* start *

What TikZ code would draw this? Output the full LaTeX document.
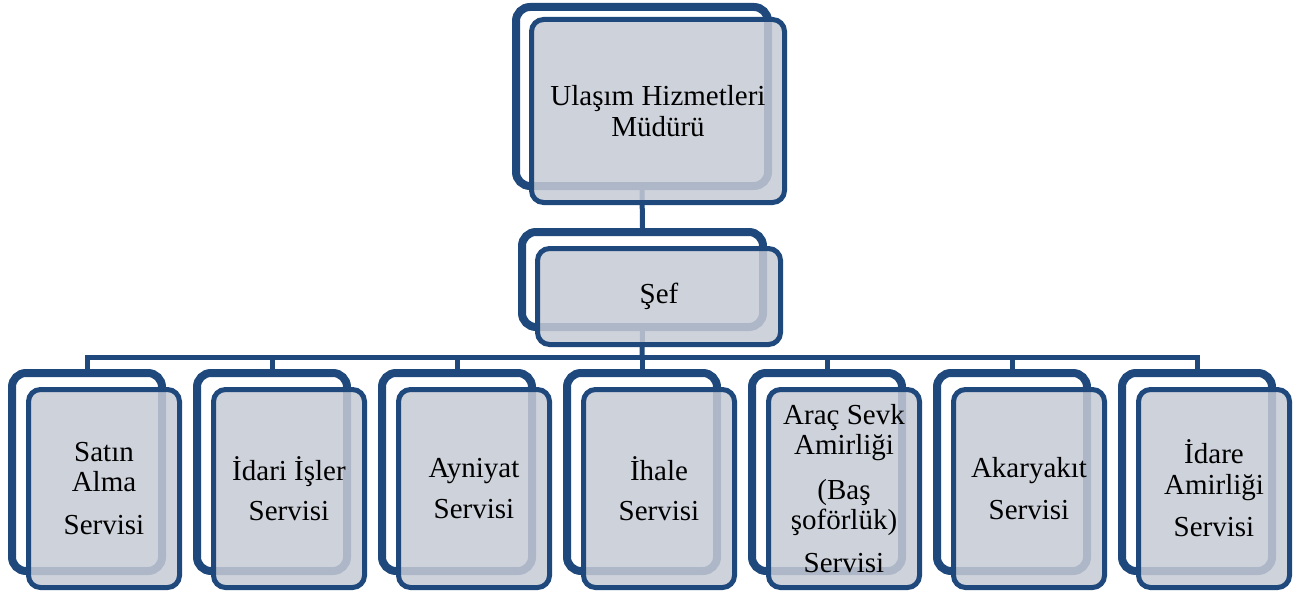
\documentclass[tikz,border=0pt]{standalone}
\usepackage{fontspec}
\setmainfont{Liberation Serif}
\usetikzlibrary{shadows}

\definecolor{boxline}{HTML}{1F497D}
\definecolor{boxfill}{HTML}{C6CBD5}

\begin{document}
\begin{tikzpicture}[x=1pt,y=-1pt,
        back/.style={
            rectangle,
            draw=boxline,
            line width=8pt,
            rounded corners=14pt,
            fill=white,
            drop shadow={shadow xshift=-3pt,shadow yshift=-3pt,opacity=0.2}
        },
        front/.style={
            rectangle,
            draw=boxline,
            line width=5pt,
            rounded corners=12pt,
            fill=boxfill,
            fill opacity=0.85,
            text opacity=1,
            inner sep=0pt,
            align=center,
            font=\fontsize{29}{30.5}\selectfont
        },
        link/.style={
            draw=boxline,
            line width=5pt
        }
    ]

        \useasboundingbox (0,0) rectangle (1307,594);

        % back boxes
        \node[back, minimum width=252pt, minimum height=179pt] (mudur) at (642,96.5) {};
        \node[back, minimum width=241pt, minimum height=95pt] (sef) at (642.5,279.5) {};
        \foreach \i in {1,...,7} {
            \node[back, minimum width=150pt, minimum height=198pt] (s\i) at ({87+185*(\i-1)},472) {};
        }

        % connectors
        \coordinate (bus) at (642,357);
        \draw[link] (mudur.south) -- (sef.north);
        \draw[link] (sef.south) -- (bus);
        \foreach \i in {1,...,7} {
            \draw[link] (bus) -| (s\i.north);
        }

        % front boxes
        \node[front, minimum width=253pt, minimum height=183pt] (mudur-f) at (658,111) {Ulaşım Hizmetleri\\Müdürü};
        \node[front, minimum width=243pt, minimum height=96pt] (sef-f) at (659,296.5) {Şef};
        \foreach \lbl [count=\i] in {
            {Satın\\Alma\\[12pt]Servisi},
            {İdari İşler\\[10pt]Servisi},
            {Ayniyat\\[10pt]Servisi},
            {İhale\\[10pt]Servisi},
            {Araç Sevk\\Amirliği\\[14pt](Baş\\şoförlük)\\[12pt]Servisi},
            {Akaryakıt\\[12pt]Servisi},
            {İdare\\Amirliği\\[12pt]Servisi}} {
            \node[front, minimum width=151pt, minimum height=198pt] (f\i) at ({104+185*(\i-1)},488.5) {\lbl};
        }

    \end{tikzpicture}
\end{document}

* end *

The problem
Print the complete listing exactly, apart from any pictures.

Exercise solution
What TikZ code would draw this? Output the full LaTeX document.
\documentclass[tikz,border=0pt]{standalone}
\usepackage{fontspec}
\setmainfont{Liberation Serif}
\usetikzlibrary{shadows}

\definecolor{boxline}{HTML}{1F497D}
\definecolor{boxfill}{HTML}{C6CBD5}

\begin{document}
\begin{tikzpicture}[x=1pt,y=-1pt,
        back/.style={
            rectangle,
            draw=boxline,
            line width=8pt,
            rounded corners=14pt,
            fill=white,
            drop shadow={shadow xshift=-3pt,shadow yshift=-3pt,opacity=0.2}
        },
        front/.style={
            rectangle,
            draw=boxline,
            line width=5pt,
            rounded corners=12pt,
            fill=boxfill,
            fill opacity=0.85,
            text opacity=1,
            inner sep=0pt,
            align=center,
            font=\fontsize{29}{30.5}\selectfont
        },
        link/.style={
            draw=boxline,
            line width=5pt
        }
    ]

        \useasboundingbox (0,0) rectangle (1307,594);

        % back boxes
        \node[back, minimum width=252pt, minimum height=179pt] (mudur) at (642,96.5) {};
        \node[back, minimum width=241pt, minimum height=95pt] (sef) at (642.5,279.5) {};
        \foreach \i in {1,...,7} {
            \node[back, minimum width=150pt, minimum height=198pt] (s\i) at ({87+185*(\i-1)},472) {};
        }

        % connectors
        \coordinate (bus) at (642,357);
        \draw[link] (mudur.south) -- (sef.north);
        \draw[link] (sef.south) -- (bus);
        \foreach \i in {1,...,7} {
            \draw[link] (bus) -| (s\i.north);
        }

        % front boxes
        \node[front, minimum width=253pt, minimum height=183pt] (mudur-f) at (658,111) {Ulaşım Hizmetleri\\Müdürü};
        \node[front, minimum width=243pt, minimum height=96pt] (sef-f) at (659,296.5) {Şef};
        \foreach \lbl [count=\i] in {
            {Satın\\Alma\\[12pt]Servisi},
            {İdari İşler\\[10pt]Servisi},
            {Ayniyat\\[10pt]Servisi},
            {İhale\\[10pt]Servisi},
            {Araç Sevk\\Amirliği\\[14pt](Baş\\şoförlük)\\[12pt]Servisi},
            {Akaryakıt\\[12pt]Servisi},
            {İdare\\Amirliği\\[12pt]Servisi}} {
            \node[front, minimum width=151pt, minimum height=198pt] (f\i) at ({104+185*(\i-1)},488.5) {\lbl};
        }

    \end{tikzpicture}
\end{document}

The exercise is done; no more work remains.